**Set task:**
Return the whole listing, line for line, without the pictures in it.

-------

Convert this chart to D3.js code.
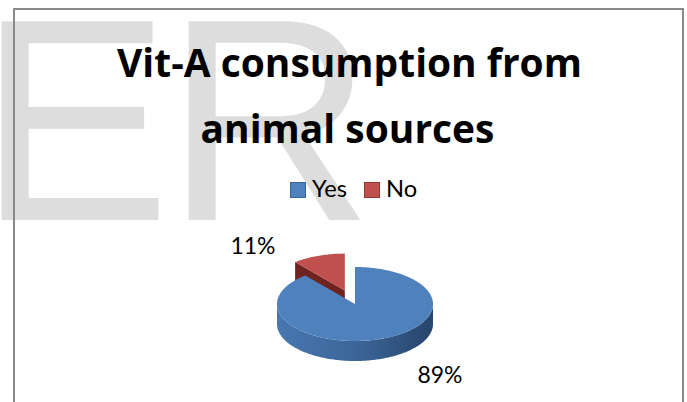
<!DOCTYPE html>
<html><head><meta charset="utf-8">
<script src="https://cdn.jsdelivr.net/npm/d3@7"></script>
<style>html,body{margin:0;padding:0;background:#fff;overflow:hidden}</style>
</head><body><svg id="c" width="687" height="402"></svg>
<script>
// ---- data ----
const titleLines = ["Vit-A consumption from", "animal sources"];
const categories = ["Yes", "No"];
const values = [89, 11];
const exploded = [false, true];
const watermarkLetters = ["E", "R"];

// ---- styles / layout ----
const topColors = ["#4f81bd", "#c0504d"];
const strokeColors = ["#3a6496", "#943634"];
const W = 687, H = 402;
const svg = d3.select("#c");
const defs = svg.append("defs");

// watermark
const wm = svg.append("g").attr("fill", "#dddddd")
  .style("font-family", "'Liberation Sans', Arial, sans-serif").style("font-size", "289px");
const wmX = [-22, 165];
watermarkLetters.forEach((t, i) => wm.append("text").attr("x", wmX[i]).attr("y", 220).text(t));

function fit(sel, target) {
  const n = sel.node();
  const fs = parseFloat(sel.style("font-size"));
  const w = n.getComputedTextLength();
  sel.style("font-size", (fs * target / w) + "px");
  return fs * target / w;
}

// title: heavy sans, slightly condensed to match width
const titleFont = "'Open Sans', Lato, sans-serif";
const titleSpecs = [{x: 349.5, y: 77, w: 465}, {x: 347.5, y: 143, w: 295}];
let sx = 1;
titleLines.forEach((t, i) => {
  const g = svg.append("g").attr("transform", `translate(${titleSpecs[i].x},${titleSpecs[i].y})`);
  const tx = g.append("text").attr("x", 0).attr("y", 0).attr("text-anchor", "middle")
    .style("font-family", titleFont).style("font-weight", "bold").style("font-size", "39px").text(t);
  if (i === 0) sx = titleSpecs[0].w / tx.node().getComputedTextLength();
  g.attr("transform", `translate(${titleSpecs[i].x},${titleSpecs[i].y}) scale(${sx},1)`);
});

// legend
const smallFont = "Lato, 'Open Sans', sans-serif";
const legX = d3.scaleOrdinal().domain(categories).range([290, 364]);
const leg = svg.append("g");
categories.forEach((c, i) => {
  leg.append("rect").attr("x", legX(c) + 0.5).attr("y", 182.5).attr("width", 15).attr("height", 15)
    .attr("fill", topColors[i]).attr("stroke", strokeColors[i]).attr("stroke-width", 1);
  leg.append("text").attr("x", legX(c) + 22).attr("y", 197)
    .style("font-family", smallFont).style("font-size", "22px").text(c);
});
const legendTexts = leg.selectAll("text");
{
  const yes = d3.select(legendTexts.nodes()[0]);
  const fs = fit(yes, 35);
  legendTexts.style("font-size", fs + "px");
}

// ---- 3D pie ----
const cx = 355, cy = 304, rx = 78, ry = 37, depth = 20, explodeDist = 30;
const arcs = d3.pie().sort(null).value(d => d)(values);

function pt(a, o, z) { return [cx + o[0] + rx * Math.sin(a), cy + o[1] - ry * Math.cos(a) + z]; }
const line = d3.line();
function arcPts(a0, a1, o, z) {
  const n = Math.max(2, Math.ceil(Math.abs(a1 - a0) / 0.02));
  return d3.range(n + 1).map(k => pt(a0 + (a1 - a0) * k / n, o, z));
}

const sideGrad = defs.append("linearGradient").attr("id", "sideBlue")
  .attr("gradientUnits", "userSpaceOnUse").attr("x1", cx - rx).attr("x2", cx + rx).attr("y1", 0).attr("y2", 0);
sideGrad.append("stop").attr("offset", 0).attr("stop-color", "#4877b1");
sideGrad.append("stop").attr("offset", 0.5).attr("stop-color", "#3c6699");
sideGrad.append("stop").attr("offset", 1).attr("stop-color", "#27456c");
const sideGradR = defs.append("linearGradient").attr("id", "sideRed")
  .attr("gradientUnits", "userSpaceOnUse").attr("x1", cx - rx).attr("x2", cx + rx).attr("y1", 0).attr("y2", 0);
sideGradR.append("stop").attr("offset", 0).attr("stop-color", "#9a3b39");
sideGradR.append("stop").attr("offset", 1).attr("stop-color", "#6a1f1d");
const sideFills = ["url(#sideBlue)", "url(#sideRed)"];
const faceFills = ["#2f5386", "#6f2321"];

const order = arcs.map((d, i) => i).sort((a, b) => {
  const ma = (arcs[a].startAngle + arcs[a].endAngle) / 2, mb = (arcs[b].startAngle + arcs[b].endAngle) / 2;
  return Math.cos(mb) - Math.cos(ma);
});
const pieG = svg.append("g");
order.forEach(i => {
  const d = arcs[i];
  const a0 = d.startAngle, a1 = d.endAngle, mid = (a0 + a1) / 2;
  const o = exploded[i] ? [explodeDist * Math.sin(mid), -explodeDist * Math.cos(mid) * ry / rx] : [0, 0];
  const apex = [cx + o[0], cy + o[1]];
  const apexB = [apex[0], apex[1] + depth];
  const g = pieG.append("g");
  if (Math.sin(a0) < -1e-6) {
    g.append("path").attr("d", line([apex, pt(a0, o, 0), pt(a0, o, depth), apexB]) + "Z").attr("fill", faceFills[i]);
  }
  if (Math.sin(a1) > 1e-6) {
    g.append("path").attr("d", line([apex, pt(a1, o, 0), pt(a1, o, depth), apexB]) + "Z").attr("fill", faceFills[i]);
  }
  const s = Math.max(a0, Math.PI / 2), e = Math.min(a1, 3 * Math.PI / 2);
  if (e > s) {
    const top = arcPts(s, e, o, 0), bot = arcPts(e, s, o, depth);
    g.append("path").attr("d", line(top.concat(bot)) + "Z").attr("fill", sideFills[i]);
  }
  g.append("path").attr("d", line([apex].concat(arcPts(a0, a1, o, 0))) + "Z").attr("fill", topColors[i]);
});

// data labels
const labelOffsets = [[85, 79], [-102, -50]];
const lblG = svg.append("g");
arcs.forEach((d, i) => {
  lblG.append("text").attr("x", cx + labelOffsets[i][0]).attr("y", cy + labelOffsets[i][1]).attr("text-anchor", "middle")
    .style("font-family", smallFont).style("font-size", "22px").text(Math.round(d.value / d3.sum(values) * 100) + "%");
});
{
  const n = d3.select(lblG.selectAll("text").nodes()[0]);
  const fs = fit(n, 45);
  lblG.selectAll("text").style("font-size", fs + "px");
}

// border
svg.append("rect").attr("x", 14).attr("y", 9).attr("width", 669).attr("height", 430)
  .attr("fill", "none").attr("stroke", "#8a8a8a").attr("stroke-width", 2);
</script>
</body></html>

-------

**Exercise response:**
Convert this chart to D3.js code.
<!DOCTYPE html>
<html><head><meta charset="utf-8">
<script src="https://cdn.jsdelivr.net/npm/d3@7"></script>
<style>html,body{margin:0;padding:0;background:#fff;overflow:hidden}</style>
</head><body><svg id="c" width="687" height="402"></svg>
<script>
// ---- data ----
const titleLines = ["Vit-A consumption from", "animal sources"];
const categories = ["Yes", "No"];
const values = [89, 11];
const exploded = [false, true];
const watermarkLetters = ["E", "R"];

// ---- styles / layout ----
const topColors = ["#4f81bd", "#c0504d"];
const strokeColors = ["#3a6496", "#943634"];
const W = 687, H = 402;
const svg = d3.select("#c");
const defs = svg.append("defs");

// watermark
const wm = svg.append("g").attr("fill", "#dddddd")
  .style("font-family", "'Liberation Sans', Arial, sans-serif").style("font-size", "289px");
const wmX = [-22, 165];
watermarkLetters.forEach((t, i) => wm.append("text").attr("x", wmX[i]).attr("y", 220).text(t));

function fit(sel, target) {
  const n = sel.node();
  const fs = parseFloat(sel.style("font-size"));
  const w = n.getComputedTextLength();
  sel.style("font-size", (fs * target / w) + "px");
  return fs * target / w;
}

// title: heavy sans, slightly condensed to match width
const titleFont = "'Open Sans', Lato, sans-serif";
const titleSpecs = [{x: 349.5, y: 77, w: 465}, {x: 347.5, y: 143, w: 295}];
let sx = 1;
titleLines.forEach((t, i) => {
  const g = svg.append("g").attr("transform", `translate(${titleSpecs[i].x},${titleSpecs[i].y})`);
  const tx = g.append("text").attr("x", 0).attr("y", 0).attr("text-anchor", "middle")
    .style("font-family", titleFont).style("font-weight", "bold").style("font-size", "39px").text(t);
  if (i === 0) sx = titleSpecs[0].w / tx.node().getComputedTextLength();
  g.attr("transform", `translate(${titleSpecs[i].x},${titleSpecs[i].y}) scale(${sx},1)`);
});

// legend
const smallFont = "Lato, 'Open Sans', sans-serif";
const legX = d3.scaleOrdinal().domain(categories).range([290, 364]);
const leg = svg.append("g");
categories.forEach((c, i) => {
  leg.append("rect").attr("x", legX(c) + 0.5).attr("y", 182.5).attr("width", 15).attr("height", 15)
    .attr("fill", topColors[i]).attr("stroke", strokeColors[i]).attr("stroke-width", 1);
  leg.append("text").attr("x", legX(c) + 22).attr("y", 197)
    .style("font-family", smallFont).style("font-size", "22px").text(c);
});
const legendTexts = leg.selectAll("text");
{
  const yes = d3.select(legendTexts.nodes()[0]);
  const fs = fit(yes, 35);
  legendTexts.style("font-size", fs + "px");
}

// ---- 3D pie ----
const cx = 355, cy = 304, rx = 78, ry = 37, depth = 20, explodeDist = 30;
const arcs = d3.pie().sort(null).value(d => d)(values);

function pt(a, o, z) { return [cx + o[0] + rx * Math.sin(a), cy + o[1] - ry * Math.cos(a) + z]; }
const line = d3.line();
function arcPts(a0, a1, o, z) {
  const n = Math.max(2, Math.ceil(Math.abs(a1 - a0) / 0.02));
  return d3.range(n + 1).map(k => pt(a0 + (a1 - a0) * k / n, o, z));
}

const sideGrad = defs.append("linearGradient").attr("id", "sideBlue")
  .attr("gradientUnits", "userSpaceOnUse").attr("x1", cx - rx).attr("x2", cx + rx).attr("y1", 0).attr("y2", 0);
sideGrad.append("stop").attr("offset", 0).attr("stop-color", "#4877b1");
sideGrad.append("stop").attr("offset", 0.5).attr("stop-color", "#3c6699");
sideGrad.append("stop").attr("offset", 1).attr("stop-color", "#27456c");
const sideGradR = defs.append("linearGradient").attr("id", "sideRed")
  .attr("gradientUnits", "userSpaceOnUse").attr("x1", cx - rx).attr("x2", cx + rx).attr("y1", 0).attr("y2", 0);
sideGradR.append("stop").attr("offset", 0).attr("stop-color", "#9a3b39");
sideGradR.append("stop").attr("offset", 1).attr("stop-color", "#6a1f1d");
const sideFills = ["url(#sideBlue)", "url(#sideRed)"];
const faceFills = ["#2f5386", "#6f2321"];

const order = arcs.map((d, i) => i).sort((a, b) => {
  const ma = (arcs[a].startAngle + arcs[a].endAngle) / 2, mb = (arcs[b].startAngle + arcs[b].endAngle) / 2;
  return Math.cos(mb) - Math.cos(ma);
});
const pieG = svg.append("g");
order.forEach(i => {
  const d = arcs[i];
  const a0 = d.startAngle, a1 = d.endAngle, mid = (a0 + a1) / 2;
  const o = exploded[i] ? [explodeDist * Math.sin(mid), -explodeDist * Math.cos(mid) * ry / rx] : [0, 0];
  const apex = [cx + o[0], cy + o[1]];
  const apexB = [apex[0], apex[1] + depth];
  const g = pieG.append("g");
  if (Math.sin(a0) < -1e-6) {
    g.append("path").attr("d", line([apex, pt(a0, o, 0), pt(a0, o, depth), apexB]) + "Z").attr("fill", faceFills[i]);
  }
  if (Math.sin(a1) > 1e-6) {
    g.append("path").attr("d", line([apex, pt(a1, o, 0), pt(a1, o, depth), apexB]) + "Z").attr("fill", faceFills[i]);
  }
  const s = Math.max(a0, Math.PI / 2), e = Math.min(a1, 3 * Math.PI / 2);
  if (e > s) {
    const top = arcPts(s, e, o, 0), bot = arcPts(e, s, o, depth);
    g.append("path").attr("d", line(top.concat(bot)) + "Z").attr("fill", sideFills[i]);
  }
  g.append("path").attr("d", line([apex].concat(arcPts(a0, a1, o, 0))) + "Z").attr("fill", topColors[i]);
});

// data labels
const labelOffsets = [[85, 79], [-102, -50]];
const lblG = svg.append("g");
arcs.forEach((d, i) => {
  lblG.append("text").attr("x", cx + labelOffsets[i][0]).attr("y", cy + labelOffsets[i][1]).attr("text-anchor", "middle")
    .style("font-family", smallFont).style("font-size", "22px").text(Math.round(d.value / d3.sum(values) * 100) + "%");
});
{
  const n = d3.select(lblG.selectAll("text").nodes()[0]);
  const fs = fit(n, 45);
  lblG.selectAll("text").style("font-size", fs + "px");
}

// border
svg.append("rect").attr("x", 14).attr("y", 9).attr("width", 669).attr("height", 430)
  .attr("fill", "none").attr("stroke", "#8a8a8a").attr("stroke-width", 2);
</script>
</body></html>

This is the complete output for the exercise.